The reshaping of boundaries and borders across the camp continues with: another shift in the physical landscape (the green now coming fast through the earth across the wasteland); the ongoing shift in population with people coming and going; the new organic demarcations people are building around their temporary homes (twigs arranged in trellises, coloured fabrics, mattress springs) in contrast to the ever increasing state-built fences around the camp, able to be seen through but intended to stop people’s movement and growth.
Ramadan has started and most people are fasting while some are not; people are getting up later to fit in with the necessary change in mealtimes and the new shape of the day; the camp authorities and our work needs to respond to this shift in the pattern of daily life, in line with residents’ needs.
The map was laid out once again on the large table, and plasticine figures placed onto its surface. There was a tangible sense of trust that we as a team of people that returns each week, are not going to use or misuse information or material that is shared with us – applying to both regular participants and people entering the space for the first time.
Photographs from home were shared in the tent by several people on their phones – images of food prepared by a mother, or of beautiful landscapes and cultural objects. A young Bedoon from Kuwait showed us images of a large carpeted tent space he shared with his family at home, in contrast to the tiny tent he now lives in, in the camp, telling us through images how much he has lost in terms of community and a sense of belonging. He explained how he is trying to keep fit so as to have the physical strength to hold onto a lorry’s axel; his plan is to join a Bedoon community in London or Manchester and to cook the food there, learnt from his family.
It’s not for us to corrode people’s identities or to assume we have any right over these, or to make assumptions. By entering into adult conversations about challenging issues that people brought to the table, their own assumptions about us could also be explored.

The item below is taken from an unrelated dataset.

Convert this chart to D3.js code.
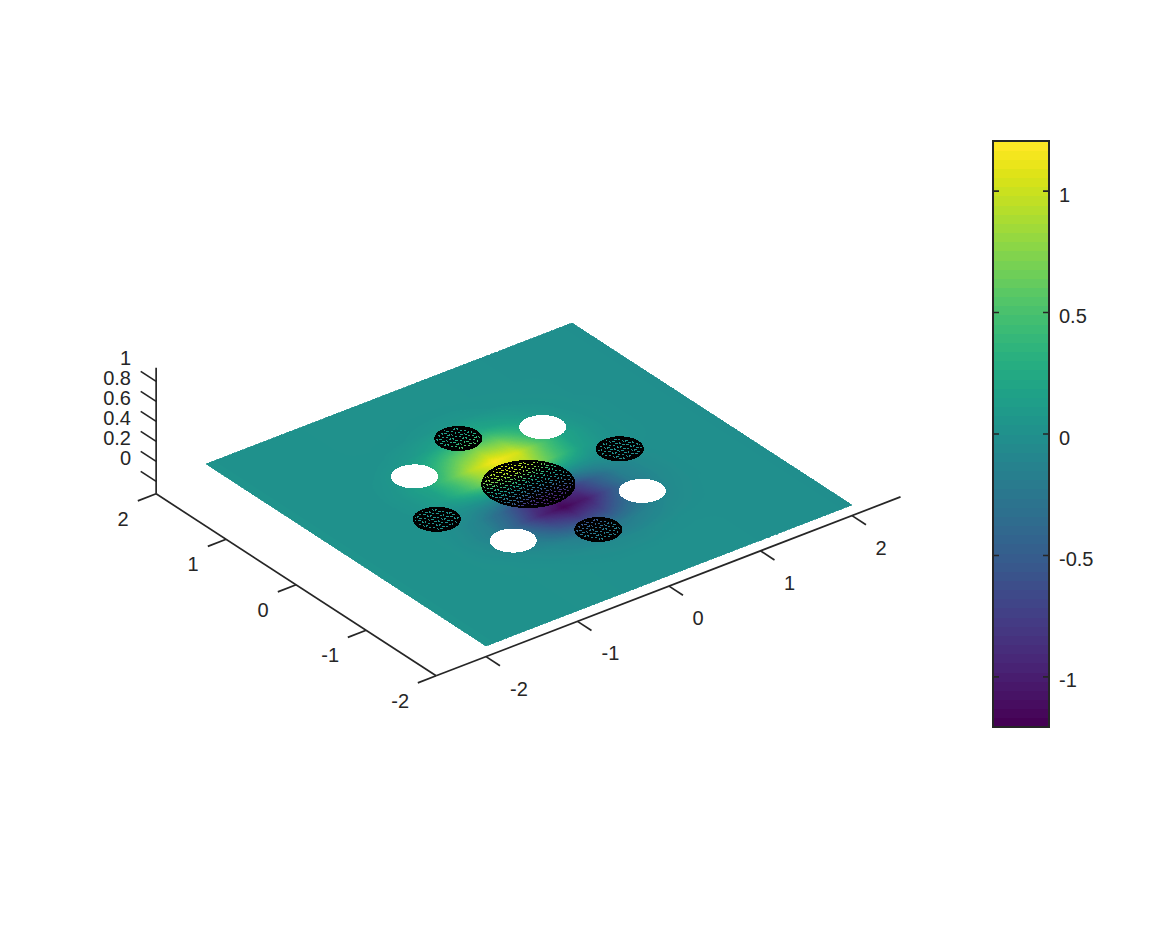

The kites have now been taken ownership of by the Afghani men; us acting as assistants, holding the tape, following instructions. One of our regular attendees and kite-flyers came into the tent to make a new kite, was able to focus and concentrate, using the tools, leading the design, and confidently taking it outside the tent to fly it. “I’m not a bambino now – I’m fifteen and therefore I too am fasting.” He took the kite away with him at the end of the day so he could fly it above the camp over the weekend.